The final rendered tree is deterministic. Bold, italic, and strikethrough open optimistically when no closer is visible yet, and four mechanisms keep the chunked result identical to the one-shot parse:

Greedy rejection carries over. One-shot parsing rejects an italic opener whose first closer candidate fails its word boundary. When that candidate only arrives in a later chunk, the streaming parser reverts the already-open container (revert_failed_close) — so the _user_id field never stays italic, no matter how it's chunked. (Bold and strikethrough have no boundary checks to fail — their doubled delimiters pair anywhere.)
A one-character hold at the delimiter. A * or ~ that is the last buffered character waits for the next character to learn whether it doubles into a delimiter; a potential italic closer at the buffer end waits because its word boundary depends on what follows.
Failed closers can re-open. After a failed-closer revert, the same delimiter is re-tried as a fresh opener, matching where the one-shot parse continues.
EOF gating. At finish() the buffer is complete, so open decisions stop speculating: bold, italic, and strikethrough open only when their confirmed closer is already in the final buffer, and an inline-code candidate without one degrades to literal text. Content held back during streaming (e.g. behind an undecided backtick) still parses like the one-shot parse when the stream ends.

Four residual divergence classes remain:

Italic-bounded code spans. An inline-code candidate held across chunks can decide text-vs-code bounded by a wrongly-optimistic italic — one that opened before its failed closer was visible, where the one-shot parse greedy-rejects it and scans unbounded. This needs an _-bearing code span chunked so the italic opens before the span's closing backtick arrives; italic is the only wedge, since it's the only delimiter whose one-shot form rejects on a failed first closer.
Unclosed optimistic code spans. An inline-code candidate that opened optimistically and never closes consumes its tail as raw code text, so formatting inside it never forms once EOF flattens it back to text — the parser never re-parses.
EOF-flat links and tags. finish() doesn't open links or tags, so link/tag syntax held into EOF parses flat.
Block interrupts across optimistic inlines. A column-0 block line (heading, HR, fence, list marker, quote prefix) interrupts the paragraph even when an optimistic inline spans it — the one-shot parse, knowing the closer exists, swallows the line as inline text instead; streaming can't know, and interrupting matches the one-shot parse whenever no closer ever arrives.

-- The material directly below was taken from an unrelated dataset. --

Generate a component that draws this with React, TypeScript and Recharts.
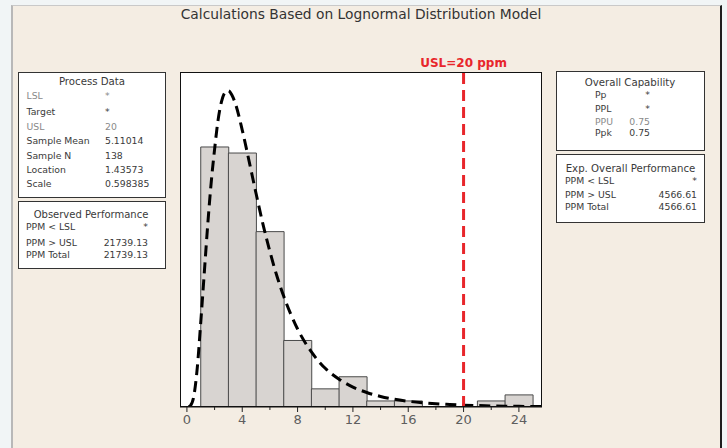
import React from 'react';
import {
  Bar,
  CartesianGrid,
  ComposedChart,
  Line,
  ReferenceLine,
  XAxis,
  YAxis,
} from 'recharts';

// histogram bins (width 2), centre and count
const binCenters = [2, 4, 6, 8, 10, 12, 14, 16, 18, 20, 22, 24];
const binCounts = [43, 42, 29, 11, 3, 5, 1, 1, 0, 0, 1, 2];

// fitted lognormal curve (count scale)
const curveX = [
  0.1, 0.25, 0.5, 0.75, 1, 1.25, 1.5, 1.75, 2, 2.25, 2.5, 2.75, 3, 3.25, 3.5, 4,
  4.5, 5, 5.5, 6, 6.5, 7, 7.5, 8, 9, 10, 11, 12, 13, 14, 15, 16, 17, 18, 19, 20,
  21, 22, 23, 24, 25, 25.6,
];
const curveY = [
  0, 0.2, 1.8, 6.5, 14, 22, 30, 37, 42.6, 47.4, 50.5, 52, 52.3, 51.6, 50.2,
  45.8, 40.6, 35.3, 30.2, 25.7, 21.7, 18.3, 15.4, 12.9, 9.1, 6.4, 4.6, 3.3, 2.4,
  1.74, 1.28, 0.95, 0.71, 0.53, 0.41, 0.31, 0.24, 0.18, 0.14, 0.11, 0.085, 0.07,
];

// every 2 units gets a tick, labels only on multiples of 4
const axisTicks = [0, 2, 4, 6, 8, 10, 12, 14, 16, 18, 20, 22, 24];
const usl = 20;

const title = 'Calculations Based on Lognormal Distribution Model';

const processData = [
  ['LSL', '*'],
  ['Target', '*'],
  ['USL', '20'],
  ['Sample Mean', '5.11014'],
  ['Sample N', '138'],
  ['Location', '1.43573'],
  ['Scale', '0.598385'],
];
const observedPerf = [
  ['PPM < LSL', '*'],
  ['PPM > USL', '21739.13'],
  ['PPM Total', '21739.13'],
];
const overallCap = [
  ['Pp', '*'],
  ['PPL', '*'],
  ['PPU', '0.75'],
  ['Ppk', '0.75'],
];
const expPerf = [
  ['PPM < LSL', '*'],
  ['PPM > USL', '4566.61'],
  ['PPM Total', '4566.61'],
];

const bins = binCenters.map((x, i) => ({ x, count: binCounts[i] }));
const curve = curveX.map((x, i) => ({ x, density: curveY[i] }));

const font = 'DejaVu Sans, Verdana, sans-serif';
const txt = '#3a3a3a';
const faint = '#8a8a8a';
const xDomain: [number, number] = [-0.5, 25.67];

function AxisTick(props: any) {
  const { x, y, payload } = props;
  const major = payload.value % 4 === 0;
  return (
    <g>
      <line x1={x} x2={x} y1={y} y2={y + (major ? 5 : 3)} stroke="#222" />
      {major && (
        <text
          x={x}
          y={y + 12}
          textAnchor="middle"
          dominantBaseline="central"
          fill="#5e5e5e"
          fontSize={13}
          fontFamily={font}
        >
          {payload.value}
        </text>
      )}
    </g>
  );
}

export default function App() {
  const procY = [95, 111.7, 126.7, 140.7, 155, 169, 183.3];
  const obsY = [226.7, 242.2, 254.3];
  const capY = [94.3, 108.3, 121, 132.7];
  const expY = [180.7, 194.5, 206];

  return (
    <div
      style={{
        position: 'absolute',
        left: 0,
        top: 0,
        width: 727,
        height: 448,
        background: '#f1f5f6',
        overflow: 'hidden',
      }}
    >
      <div
        style={{
          position: 'absolute',
          left: 11,
          top: 5,
          width: 707,
          height: 448,
          background: '#f4ede3',
          borderLeft: '2px solid #b8b8b8',
          borderTop: '1px solid #c9c9c9',
          borderRight: '2px solid #1e1e1e',
        }}
      />
      <div style={{ position: 'absolute', left: 0, top: 0 }}>
        <ComposedChart
          width={727}
          height={448}
          data={bins}
          margin={{ top: 72, left: 180, right: 185, bottom: 11 }}
          barCategoryGap={0}
          barGap={0}
        >
          <CartesianGrid
            xAxisId="main"
            fill="#ffffff"
            horizontal={false}
            vertical={false}
          />
          <XAxis
            xAxisId="main"
            dataKey="x"
            type="number"
            domain={xDomain}
            allowDataOverflow
            ticks={axisTicks}
            interval={0}
            tickSize={0}
            tickMargin={0}
            height={30}
            tick={<AxisTick />}
            tickLine={false}
            axisLine={{ stroke: '#111' }}
          />
          <XAxis
            xAxisId="zcurve"
            dataKey="x"
            type="number"
            domain={xDomain}
            allowDataOverflow
            height={0}
            hide
          />
          <YAxis hide domain={[0, 55.4]} allowDataOverflow />
          <Bar
            xAxisId="main"
            dataKey="count"
            fill="#d8d4d1"
            stroke="#4a4a4a"
            strokeWidth={1}
            isAnimationActive={false}
          />
          <Line
            xAxisId="zcurve"
            data={curve}
            dataKey="density"
            type="monotone"
            stroke="#000"
            strokeWidth={3}
            strokeDasharray="11 6"
            dot={false}
            activeDot={false}
            isAnimationActive={false}
          />
          <ReferenceLine
            xAxisId="main"
            x={usl}
            stroke="#e8262b"
            strokeWidth={3}
            strokeDasharray="11 6"
            label={{
              value: 'USL=20 ppm',
              position: 'top',
              offset: 5,
              fill: '#e8262b',
              fontSize: 12,
              fontWeight: 'bold',
              fontFamily: font,
            }}
          />
        </ComposedChart>
      </div>
      <svg
        width={727}
        height={448}
        style={{ position: 'absolute', left: 0, top: 0, pointerEvents: 'none' }}
        fontFamily={font}
      >
        <rect x={180.5} y={72.5} width={361} height={334} fill="none" stroke="#111" />
        <text x={361} y={14} fontSize={13.8} fill="#333" textAnchor="middle" dominantBaseline="central">
          {title}
        </text>

        <rect x={18.5} y={72.5} width={147} height={125} fill="#fff" stroke="#333" />
        <text x={92} y={81.7} fontSize={10.2} fill={txt} textAnchor="middle" dominantBaseline="central">
          Process Data
        </text>
        {processData.map(([k, v], i) => (
          <g key={k} fontSize={9.3} fill={i === 0 || i === 2 ? faint : txt}>
            <text x={26.5} y={procY[i]} dominantBaseline="central">{k}</text>
            <text x={105} y={procY[i]} dominantBaseline="central">{v}</text>
          </g>
        ))}

        <rect x={18.5} y={201.5} width={147} height={67} fill="#fff" stroke="#333" />
        <text x={91} y={214.3} fontSize={10} fill={txt} textAnchor="middle" dominantBaseline="central">
          Observed Performance
        </text>
        {observedPerf.map(([k, v], i) => (
          <g key={k} fontSize={9.3} fill={txt}>
            <text x={26} y={obsY[i]} dominantBaseline="central">{k}</text>
            <text x={148} y={obsY[i]} textAnchor="end" dominantBaseline="central">{v}</text>
          </g>
        ))}

        <rect x={556.5} y={71.5} width={148} height={79} fill="#fff" stroke="#333" />
        <text x={630} y={82.7} fontSize={10.2} fill={txt} textAnchor="middle" dominantBaseline="central">
          Overall Capability
        </text>
        {overallCap.map(([k, v], i) => (
          <g key={k} fontSize={9.3} fill={i === 2 ? faint : txt}>
            <text x={595} y={capY[i]} dominantBaseline="central">{k}</text>
            <text x={650} y={capY[i]} textAnchor="end" dominantBaseline="central">{v}</text>
          </g>
        ))}

        <rect x={556.5} y={154.5} width={148} height={68} fill="#fff" stroke="#333" />
        <text x={630.5} y={168.3} fontSize={10.2} fill={txt} textAnchor="middle" dominantBaseline="central">
          Exp. Overall Performance
        </text>
        {expPerf.map(([k, v], i) => (
          <g key={k} fontSize={9.3} fill={txt}>
            <text x={565} y={expY[i]} dominantBaseline="central">{k}</text>
            <text x={697} y={expY[i]} textAnchor="end" dominantBaseline="central">{v}</text>
          </g>
        ))}
      </svg>
    </div>
  );
}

Chunked-equals-one-shot is asserted across chunk sizes in src/test/mdz_parser_parity.test.ts, including failed-closer and delimiter-run inputs.

Append-only invariant
#

Once emitted, opcodes are never mutated or removed. This means:

A consumer can persist the opcode stream and replay it later.
A network protocol can carry opcodes from parser to renderer.
The renderer never re-parses.

The revert and trim_text opcodes look retroactive but aren't — they're new opcodes the consumer interprets as "drop these nodes" or "shorten this string". The stream itself only grows.

Stated precisely, the invariant is no implicit retroactivity. Corrections to already-emitted output are allowed — but they must be bounded, local, and expressed in the stream itself (revert, wrap, trim_text), so the set of things that can ever visually change is enumerable and testable. Re-parsing is the unbounded, implicit form of correction — "anything in this region may now differ, go figure out what" — which pushes diffing onto every consumer and excludes write-once targets. That is what mdz bans, and it's why the dialect is restricted: every construct must be decidable within a bounded hold or correctable with a local opcode.

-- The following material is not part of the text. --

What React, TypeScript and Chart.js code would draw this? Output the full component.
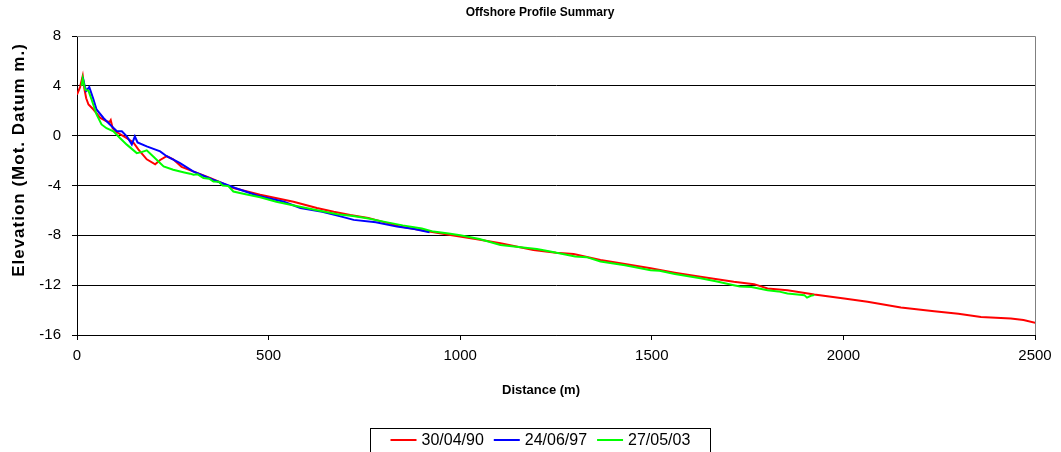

This is the core of pngwn's opcode insight: because no opcode is ever mutated or removed, the stream itself is the incremental interface — no tree to produce, no diffing to minimize work, and any target (a Svelte tree, HTML, native views) can consume it.

Consumers
#

mdz ships two opcode consumers:

mdz_opcodes_to_nodes(opcodes) — replays an opcode array into the same MdzNode[] tree that mdz_parse produces. Used by tests to assert parity. Useful when you want the static tree shape but already have opcodes (e.g. cached from an earlier stream).
MdzStreamState — applies opcodes to a reactive Svelte 5 tree of MdzStreamNode instances. Each node's content, children, and metadata fields are $state, so Svelte updates only what changed. MdzStream renders the tree.

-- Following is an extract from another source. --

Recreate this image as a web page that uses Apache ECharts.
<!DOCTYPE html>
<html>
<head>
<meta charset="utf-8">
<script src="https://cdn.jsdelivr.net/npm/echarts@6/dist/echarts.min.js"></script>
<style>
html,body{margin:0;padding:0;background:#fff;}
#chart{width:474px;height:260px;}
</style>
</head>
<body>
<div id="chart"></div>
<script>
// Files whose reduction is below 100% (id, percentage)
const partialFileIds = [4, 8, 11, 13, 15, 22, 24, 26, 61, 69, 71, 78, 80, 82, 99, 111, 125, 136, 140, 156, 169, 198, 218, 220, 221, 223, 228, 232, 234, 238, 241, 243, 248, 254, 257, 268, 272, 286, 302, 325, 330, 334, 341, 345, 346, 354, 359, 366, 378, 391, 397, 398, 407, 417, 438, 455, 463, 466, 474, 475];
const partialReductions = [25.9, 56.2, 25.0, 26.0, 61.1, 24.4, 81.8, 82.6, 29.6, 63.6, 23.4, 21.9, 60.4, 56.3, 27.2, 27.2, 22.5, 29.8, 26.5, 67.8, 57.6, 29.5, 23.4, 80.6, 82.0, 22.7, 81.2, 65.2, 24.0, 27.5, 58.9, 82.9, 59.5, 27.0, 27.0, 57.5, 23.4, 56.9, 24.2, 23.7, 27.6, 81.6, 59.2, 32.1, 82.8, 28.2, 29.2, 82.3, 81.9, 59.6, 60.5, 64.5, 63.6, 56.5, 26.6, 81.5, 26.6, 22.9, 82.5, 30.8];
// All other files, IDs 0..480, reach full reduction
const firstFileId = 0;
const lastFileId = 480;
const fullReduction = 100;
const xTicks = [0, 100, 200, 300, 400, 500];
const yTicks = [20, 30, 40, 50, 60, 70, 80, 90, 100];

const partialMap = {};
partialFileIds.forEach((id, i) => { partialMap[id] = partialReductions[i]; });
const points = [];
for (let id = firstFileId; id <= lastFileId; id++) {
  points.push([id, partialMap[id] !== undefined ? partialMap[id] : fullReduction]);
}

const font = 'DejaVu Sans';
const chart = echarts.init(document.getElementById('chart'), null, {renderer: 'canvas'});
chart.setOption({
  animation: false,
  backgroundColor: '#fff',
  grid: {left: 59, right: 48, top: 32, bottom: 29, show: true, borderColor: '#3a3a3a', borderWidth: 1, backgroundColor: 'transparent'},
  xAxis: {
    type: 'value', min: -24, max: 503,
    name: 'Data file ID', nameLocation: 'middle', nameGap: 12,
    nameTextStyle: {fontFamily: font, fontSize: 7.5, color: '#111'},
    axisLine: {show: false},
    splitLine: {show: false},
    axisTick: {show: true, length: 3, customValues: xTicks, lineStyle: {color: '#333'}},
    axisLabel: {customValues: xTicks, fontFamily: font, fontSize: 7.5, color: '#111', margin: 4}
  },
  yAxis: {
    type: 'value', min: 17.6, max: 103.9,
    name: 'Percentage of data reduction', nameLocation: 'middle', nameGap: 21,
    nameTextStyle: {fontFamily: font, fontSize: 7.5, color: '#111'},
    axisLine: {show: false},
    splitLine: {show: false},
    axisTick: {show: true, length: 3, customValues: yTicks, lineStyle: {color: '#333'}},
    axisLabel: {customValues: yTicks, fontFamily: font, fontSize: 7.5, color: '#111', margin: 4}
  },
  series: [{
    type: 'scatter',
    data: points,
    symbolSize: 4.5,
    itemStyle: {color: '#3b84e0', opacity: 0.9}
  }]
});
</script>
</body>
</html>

The two consumers' outputs are structurally equivalent (parity tests assert this). MdzStreamState is built for fine-grained reactivity and keeps per-id node identity for granular updates, so it skips a couple of tidies (adjacent-Text merging, single-tag paragraph unwrap) that mdz_opcodes_to_nodes applies at tree-build time.

Limitations
#

Residual divergences under adversarial input, as documented above — italic-bounded and unclosed code spans under adversarial chunking, link/tag syntax held into EOF, and column-0 block lines interrupting paragraphs spanned by an optimistic inline.
Opcode stream order varies with chunking, but the final tree does not.
No partial-revert — once a container closes, it's committed. Mid-render edits aren't supported.
Single-pass — backtracking would defeat the streaming guarantee. Ambiguous syntax (e.g. unclosed [) renders as visible text via revert rather than re-parsing.
A table's header holds one line — a pipe row (| a | b |) renders only once its delimiter row (| - | - |) arrives, the bounded lookahead that tells a table from a paragraph of literal pipes; body rows then stream one per line. This is intentional, not a stall: there's no useful partial render of a header before it's known to be a table.